» Written task
Identify every line in the records below that contains the word "with", and reproduce each one.
··· Input rows ···
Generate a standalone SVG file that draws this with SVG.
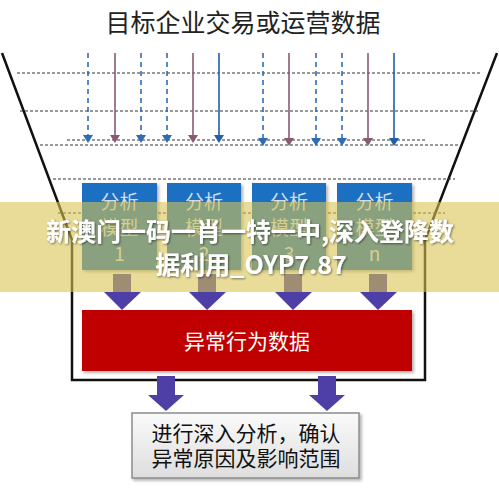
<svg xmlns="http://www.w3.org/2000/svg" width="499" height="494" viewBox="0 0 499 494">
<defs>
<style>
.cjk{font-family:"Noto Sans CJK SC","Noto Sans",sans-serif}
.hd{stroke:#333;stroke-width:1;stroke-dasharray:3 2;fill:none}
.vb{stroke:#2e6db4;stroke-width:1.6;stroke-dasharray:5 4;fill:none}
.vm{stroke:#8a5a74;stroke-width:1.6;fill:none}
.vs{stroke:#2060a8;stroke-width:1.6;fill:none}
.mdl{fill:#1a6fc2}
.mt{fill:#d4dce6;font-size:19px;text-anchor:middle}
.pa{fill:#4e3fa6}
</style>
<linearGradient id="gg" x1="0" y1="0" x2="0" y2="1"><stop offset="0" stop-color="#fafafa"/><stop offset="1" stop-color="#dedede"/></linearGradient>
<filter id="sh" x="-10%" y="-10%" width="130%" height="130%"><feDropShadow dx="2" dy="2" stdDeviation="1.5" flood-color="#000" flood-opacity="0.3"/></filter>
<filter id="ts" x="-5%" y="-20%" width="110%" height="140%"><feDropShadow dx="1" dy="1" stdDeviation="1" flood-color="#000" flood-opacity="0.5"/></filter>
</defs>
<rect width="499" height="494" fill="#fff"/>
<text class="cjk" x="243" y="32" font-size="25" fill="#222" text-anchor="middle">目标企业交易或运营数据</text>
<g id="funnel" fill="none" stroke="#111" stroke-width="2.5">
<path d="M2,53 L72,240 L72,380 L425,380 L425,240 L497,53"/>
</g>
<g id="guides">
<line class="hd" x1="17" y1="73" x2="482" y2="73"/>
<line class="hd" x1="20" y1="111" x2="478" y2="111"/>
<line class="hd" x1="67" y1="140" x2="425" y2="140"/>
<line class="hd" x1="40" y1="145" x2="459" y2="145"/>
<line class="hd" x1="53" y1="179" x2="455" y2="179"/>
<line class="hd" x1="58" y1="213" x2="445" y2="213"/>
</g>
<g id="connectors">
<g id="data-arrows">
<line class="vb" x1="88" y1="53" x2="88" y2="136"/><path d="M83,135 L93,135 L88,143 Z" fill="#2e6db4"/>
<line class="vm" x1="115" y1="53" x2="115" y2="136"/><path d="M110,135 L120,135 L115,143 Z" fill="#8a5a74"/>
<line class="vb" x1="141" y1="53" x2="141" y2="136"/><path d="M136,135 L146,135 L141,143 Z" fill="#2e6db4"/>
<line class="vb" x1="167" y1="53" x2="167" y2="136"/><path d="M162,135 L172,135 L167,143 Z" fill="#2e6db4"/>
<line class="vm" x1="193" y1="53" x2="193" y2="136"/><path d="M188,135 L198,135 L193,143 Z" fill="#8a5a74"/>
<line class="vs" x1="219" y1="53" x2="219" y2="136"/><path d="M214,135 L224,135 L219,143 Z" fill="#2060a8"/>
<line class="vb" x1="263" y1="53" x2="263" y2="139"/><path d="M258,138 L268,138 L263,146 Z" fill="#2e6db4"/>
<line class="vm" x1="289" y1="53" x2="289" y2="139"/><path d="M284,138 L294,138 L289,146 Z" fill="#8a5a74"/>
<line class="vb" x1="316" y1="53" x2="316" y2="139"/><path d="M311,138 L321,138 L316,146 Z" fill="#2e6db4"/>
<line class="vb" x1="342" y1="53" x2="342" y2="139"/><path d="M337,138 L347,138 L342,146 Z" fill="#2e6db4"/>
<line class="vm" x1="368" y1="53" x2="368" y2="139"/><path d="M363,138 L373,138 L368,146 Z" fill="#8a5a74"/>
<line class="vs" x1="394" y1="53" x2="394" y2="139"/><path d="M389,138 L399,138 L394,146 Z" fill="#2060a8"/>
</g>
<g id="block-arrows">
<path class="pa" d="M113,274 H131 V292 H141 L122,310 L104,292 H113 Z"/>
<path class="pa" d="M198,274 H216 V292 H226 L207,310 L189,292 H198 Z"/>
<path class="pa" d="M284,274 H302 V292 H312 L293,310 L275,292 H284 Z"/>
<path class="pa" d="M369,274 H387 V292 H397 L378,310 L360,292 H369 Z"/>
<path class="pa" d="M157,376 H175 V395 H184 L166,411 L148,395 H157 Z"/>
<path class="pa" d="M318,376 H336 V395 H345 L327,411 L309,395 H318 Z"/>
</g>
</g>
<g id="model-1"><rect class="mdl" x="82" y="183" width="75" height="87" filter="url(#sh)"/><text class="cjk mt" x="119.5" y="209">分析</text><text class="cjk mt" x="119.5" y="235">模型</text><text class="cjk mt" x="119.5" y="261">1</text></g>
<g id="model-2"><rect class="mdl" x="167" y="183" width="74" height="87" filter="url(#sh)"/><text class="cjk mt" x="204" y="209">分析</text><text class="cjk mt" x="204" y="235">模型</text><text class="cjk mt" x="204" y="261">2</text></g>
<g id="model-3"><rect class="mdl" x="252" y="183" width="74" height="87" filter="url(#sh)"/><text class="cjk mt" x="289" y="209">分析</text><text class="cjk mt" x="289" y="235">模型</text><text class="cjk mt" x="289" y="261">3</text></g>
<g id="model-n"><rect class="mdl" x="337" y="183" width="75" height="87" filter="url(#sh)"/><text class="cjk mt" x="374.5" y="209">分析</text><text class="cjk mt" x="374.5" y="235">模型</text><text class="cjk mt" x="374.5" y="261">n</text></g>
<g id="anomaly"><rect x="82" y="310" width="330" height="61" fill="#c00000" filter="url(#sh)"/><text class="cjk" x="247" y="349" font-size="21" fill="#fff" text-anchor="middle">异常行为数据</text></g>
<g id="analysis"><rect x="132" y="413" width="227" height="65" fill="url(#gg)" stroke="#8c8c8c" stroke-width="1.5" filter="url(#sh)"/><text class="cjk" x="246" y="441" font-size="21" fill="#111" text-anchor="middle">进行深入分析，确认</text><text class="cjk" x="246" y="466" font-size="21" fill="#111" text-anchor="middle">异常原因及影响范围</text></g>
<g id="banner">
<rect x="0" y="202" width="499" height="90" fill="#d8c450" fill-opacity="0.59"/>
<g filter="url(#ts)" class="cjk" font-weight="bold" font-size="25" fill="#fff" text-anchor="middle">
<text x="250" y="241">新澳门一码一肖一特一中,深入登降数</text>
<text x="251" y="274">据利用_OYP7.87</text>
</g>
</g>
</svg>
···
··· Input rows ···
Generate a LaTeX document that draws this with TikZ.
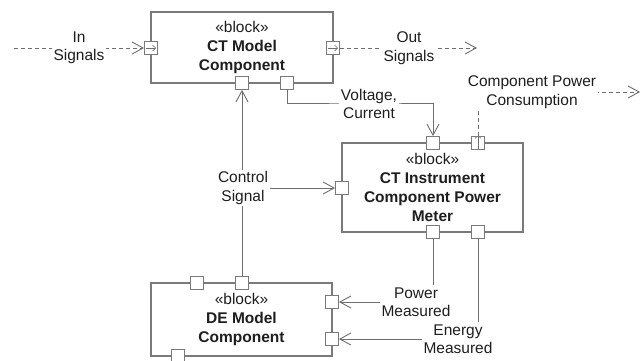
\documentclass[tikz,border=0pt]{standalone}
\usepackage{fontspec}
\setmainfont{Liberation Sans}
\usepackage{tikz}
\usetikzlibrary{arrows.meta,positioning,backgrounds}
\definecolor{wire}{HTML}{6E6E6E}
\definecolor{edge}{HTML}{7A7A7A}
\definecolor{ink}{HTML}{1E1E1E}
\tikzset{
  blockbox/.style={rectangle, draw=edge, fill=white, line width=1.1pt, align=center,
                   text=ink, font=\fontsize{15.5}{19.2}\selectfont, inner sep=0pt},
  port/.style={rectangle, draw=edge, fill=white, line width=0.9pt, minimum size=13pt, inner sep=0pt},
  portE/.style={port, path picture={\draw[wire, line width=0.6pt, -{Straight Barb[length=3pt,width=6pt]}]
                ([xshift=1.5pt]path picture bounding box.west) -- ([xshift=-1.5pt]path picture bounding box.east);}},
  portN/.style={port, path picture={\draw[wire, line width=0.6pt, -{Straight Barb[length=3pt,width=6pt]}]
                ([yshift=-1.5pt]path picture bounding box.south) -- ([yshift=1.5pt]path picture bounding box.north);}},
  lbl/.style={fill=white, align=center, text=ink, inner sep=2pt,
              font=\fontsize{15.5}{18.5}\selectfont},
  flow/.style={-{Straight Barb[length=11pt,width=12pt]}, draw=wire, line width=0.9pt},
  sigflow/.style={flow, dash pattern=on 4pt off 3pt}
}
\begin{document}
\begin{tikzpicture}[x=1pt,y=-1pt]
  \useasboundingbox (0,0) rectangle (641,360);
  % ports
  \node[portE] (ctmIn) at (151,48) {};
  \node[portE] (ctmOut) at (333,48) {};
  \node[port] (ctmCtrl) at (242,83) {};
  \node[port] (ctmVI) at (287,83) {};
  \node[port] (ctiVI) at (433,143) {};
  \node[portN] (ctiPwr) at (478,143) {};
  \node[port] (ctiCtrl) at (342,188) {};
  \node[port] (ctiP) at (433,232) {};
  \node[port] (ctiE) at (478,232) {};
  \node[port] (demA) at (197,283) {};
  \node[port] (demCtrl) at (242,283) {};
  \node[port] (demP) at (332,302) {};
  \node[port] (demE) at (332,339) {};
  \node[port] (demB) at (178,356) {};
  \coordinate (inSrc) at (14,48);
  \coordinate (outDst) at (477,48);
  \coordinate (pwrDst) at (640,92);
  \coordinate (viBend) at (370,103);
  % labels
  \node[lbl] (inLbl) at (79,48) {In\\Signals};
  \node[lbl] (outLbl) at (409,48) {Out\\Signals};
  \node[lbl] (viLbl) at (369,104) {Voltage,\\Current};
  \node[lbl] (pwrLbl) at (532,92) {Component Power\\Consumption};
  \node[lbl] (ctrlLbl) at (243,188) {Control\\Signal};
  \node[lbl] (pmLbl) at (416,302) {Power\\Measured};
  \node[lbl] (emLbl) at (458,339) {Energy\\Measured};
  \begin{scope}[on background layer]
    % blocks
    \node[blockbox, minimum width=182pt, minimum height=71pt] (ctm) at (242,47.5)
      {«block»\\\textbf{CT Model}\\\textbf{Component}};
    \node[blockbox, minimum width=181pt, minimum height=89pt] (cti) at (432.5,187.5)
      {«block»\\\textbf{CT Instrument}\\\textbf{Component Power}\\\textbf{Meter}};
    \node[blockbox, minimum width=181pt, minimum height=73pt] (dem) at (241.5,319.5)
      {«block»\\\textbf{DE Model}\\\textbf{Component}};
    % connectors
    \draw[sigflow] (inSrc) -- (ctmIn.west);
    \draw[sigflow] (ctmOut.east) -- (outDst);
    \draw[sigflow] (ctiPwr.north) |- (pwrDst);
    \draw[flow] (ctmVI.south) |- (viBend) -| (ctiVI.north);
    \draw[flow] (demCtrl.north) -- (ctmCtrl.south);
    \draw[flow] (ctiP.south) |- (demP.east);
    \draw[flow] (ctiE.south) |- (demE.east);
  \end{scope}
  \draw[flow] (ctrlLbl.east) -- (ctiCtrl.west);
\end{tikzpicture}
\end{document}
···
» Solution to this task
Generate a standalone SVG file that draws this with SVG.
Generate a LaTeX document that draws this with TikZ.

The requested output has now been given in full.